Gece gidip ayrılan masaya oturduk. Saat 24.00’e doğru  dönemin bakanları Turan Güneş, Orhan Birgit, Dış politika yazarı Haluk Ülman içeriye girdi. Diğer masalara uğrayıp oradakilerin ellerini sıkıp hal hatır sorduktan sonra bizim masamıza geldiler ve oturdular.

Kısa bir konuşmadan sonra bir şeyler ısmarladık ve ne içeceklerini  sorduk. ‘Viski’ dediler. Ama biz rakı içiyorduk. Turan Güneş bizim rakı içtiğimizi görünce Orhan Birgit’in ayağına bastı ‘vatandaş rakı içiyor, biz de rakı içelim’ dedi. Ben Turan Güneş’in bastığını görmüştüm. ‘Sayın Bakanlarım lütfen viski içiniz. Çünkü rakı paralı, viski bedava’ dedim. Buna bir hayli gülüşmüştük.

RAKI PARALI, VİSKİ PARASIZDI

Kıbrıs, turistik bölge olduğu için terk edilen oteller viski doluydu. Bu nedenle viski bedava ikram edilirdi. Rakı Türkiye’den getirildiği için hem azdı hem de pahalı satılıyordu. Bizde özlem giderelim diye rakı içmeyi tercih etmiştik.

Sohbet ilerleyince bazı yasal düzenlemelerin yapılmasını gündeme getirdik. Turan Güneş ‘bu parlamentodan bir şey çıkmaz’ dedi. Gerçekten kısa süre sonra da Ecevit’in koalisyon hükümeti dağıldı.”

KALEDE İSTANBUL EFENDİSİ

Kıbrıs’la ilgili unutulmayan nice anılar vardır. 1974 yılının kasım ayı başlarıydı. Devlet Tiyatroları’ndan ünlü sanatçı Cüneyt Gökçer başkanlığında sanatçılar Kıbrıs’a geldi. “İstanbul Efendisi”ni Girne kalesinde oynuyorlardı. Gala gecesinde Kolordu Komutanı  ile birlikte oyuna gidenlerden birisi de Altay Tokat’tı.

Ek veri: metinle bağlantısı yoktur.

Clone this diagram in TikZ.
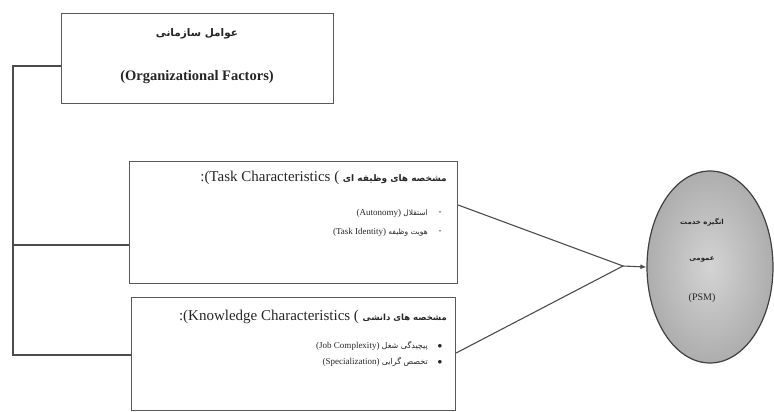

Oyun başlamadan önce Cüneyt Gökçer sunuş konuşması yaptı. Bu sözleri oyunu izlemeye gelen askerin moral ve motivasyonunu daha da yükseltmişti. Altay Paşa, “Aklıma geldikçe hâlâ duygulanırım” dediği o konuşmayı anlatıyor:

O SANATÇI AĞLATTI

“Usta Cüneyt Gökçer, ‘Şimdiye kadar dünyanın bir çok ülkesinde Krallar, Kraliçeler, Devlet Başkanları ve Cumhurbaşkanları  önünde çok sayıda oyunlar sundum. Ama, bugün beni bağışlayın çok heyecanlıyım ve de çok gururluyum. Allahıma şükürler olsun, ilk kez olağanüstü ve onur verici şartlar altında oynayacağım’ deyince ve bu ifadesini tekrarlayınca  bizde merak ettik ve birbirimize bakmıştık.

Cüneyt Gökçer, ‘Bu akşam, savaş kazanmış, bir zafer kazanmış askerin karşısında ilk kez oynayacağım. Ne mutlu bize. Saygılar, teşekkürler kahramanlara’ deyince başta kolordu komutanı olmak üzere  orada bulunanlar gözyaşlarını tutamamıştı. Askerin tezahüratı  ise yeri göğü inletmişti. Şu anda da gözyaşlarımı tutamadım. Teşekkürler büyük  usta, büyük oyuncu Cüneyt Gökçer ve oyunda rol alanlara.”

1974 Kıbrıs Barış Harekatı, unutulmayanlarla dolu. Ama bunları Kuzey Kıbrıs Türk Cumhuriyeti’nde gençlere anlatan yok.